The genius and the danger of the system is that it separates origination from funding. The bank that makes the loan no longer cares much whether the borrower can pay it back in 30 years, because the bank will not be holding the loan. Instead, Freddie Mac bears the credit risk — the risk that homeowners stop paying. This means Freddie Mac has to be very careful about the mortgages it buys, and it has to set guarantee fees high enough to cover the losses it knows will come.

The evolution of a market maker

For the first few decades of its existence, Freddie Mac worked in relative obscurity. It bought mortgages that met strict standards — the mortgages that banks called “conforming.” It issued securities backed by pools of these mortgages. It charged a small fee and earned a steady profit. The company became the infrastructure of the secondary mortgage market, so reliable and trusted that investors worldwide were willing to hold Freddie Mac securities as core holdings.

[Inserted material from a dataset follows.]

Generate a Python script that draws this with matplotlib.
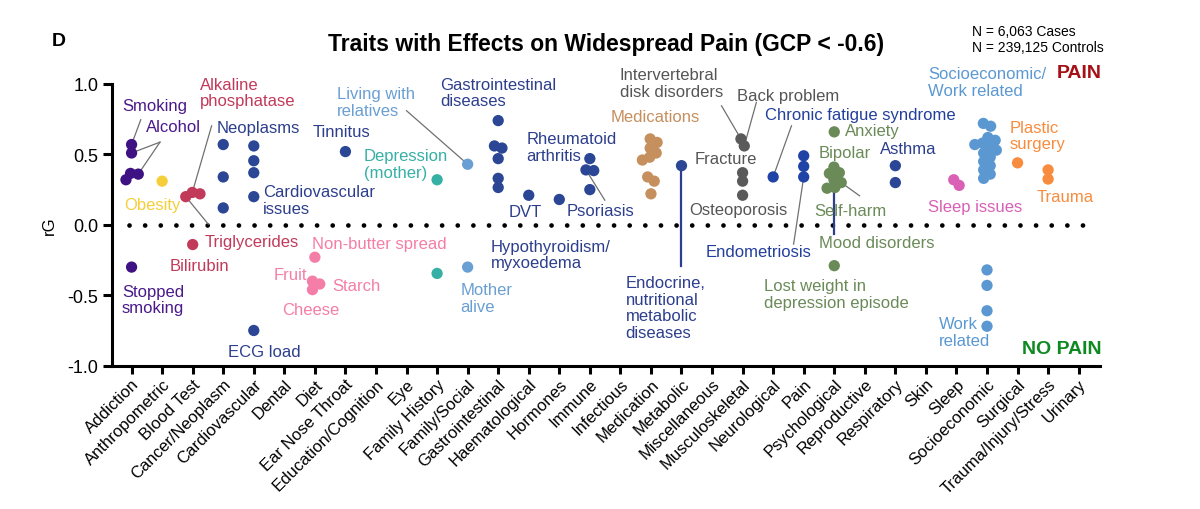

The business worked because the underlying mortgages were, for the most part, sound. Homeowners who qualified for Freddie Mac-eligible mortgages tended to have stable incomes, documented ability to pay, and sufficient down payments. In a normal housing market with normal economic conditions, defaults were rare. Freddie Mac’s guarantee fees were far more than enough to cover actual losses, leaving substantial profit.

Then came the housing boom of the 2000s. The mortgage market exploded in size and complexity. Non-conforming mortgages — jumbo loans, subprime mortgages, mortgages with minimal down payments and exotic structures — grew to rival or exceed the conforming market. Private-label mortgage-backed securities, issued by banks and investment firms, competed with Freddie Mac’s securities. The market became less about sound underwriting and more about originating volume and extracting fees.

Freddie Mac, constrained by its charter to buy mortgages of a certain quality, could not participate fully in the subprime boom. But it could not avoid the consequences. As the housing market peaked and then reversed, mortgage delinquencies rose across the entire system. The mortgages Freddie Mac had guaranteed began to go bad at unprecedented rates. The portfolio losses spiraled far beyond the company’s capital and reserves. By 2008, Freddie Mac was technically insolvent and had to be taken into government conservatorship.

The aftermath and the present

The conservatorship has now lasted for more than a decade and a half. The government, through the Federal Housing Finance Agency, controls Freddie Mac. A dividend cap prevents the company from accumulating capital the way a normal corporation would. Freddie Mac continues to operate, to buy mortgages, and to issue securities, but as a ward of the state rather than a freely governed enterprise.

The company returned to profitability relatively quickly after the crisis because housing prices recovered and employment improved. Delinquency rates fell. The company’s guarantee fees continued to flow in. But Freddie Mac remains constrained by its conservatorship status and by ongoing policy debates about what should happen to it long term. Should it be privatized? Should it be merged with Fannie Mae? Should it be restructured entirely? No consensus has emerged.

The role and the risk

Freddie Mac’s basic role — to provide liquidity to the mortgage market and to distribute credit risk across many investors rather than concentrate it — remains as important today as it was in 1970. Most American mortgages are ultimately owned or guaranteed by Freddie Mac or Fannie Mae. Without this secondary market, home lending would shrink, mortgage rates would rise, and the housing market would function very differently.

The risk inherent in Freddie Mac’s business is that it cannot control whether borrowers pay their mortgages. It can set underwriting standards and guarantee fees, but the ultimate driver of profitability is the health of homeowners’ incomes and home values. In a sustained downturn, those things deteriorate and Freddie Mac’s losses mount. The 2008 crisis proved that the company can be overwhelmed by credit losses even with reasonable underwriting, because housing markets and employment can move against millions of borrowers simultaneously.

For investors and observers, Freddie Mac represents both a critical piece of American financial infrastructure and an ongoing policy question. Its business model — buying mortgages, guaranteeing them, and earning a spread — is proven and reliable in ordinary times. Its vulnerability to housing downturns is equally proven. And its future shape remains uncertain, dependent on policy decisions that have not yet been made.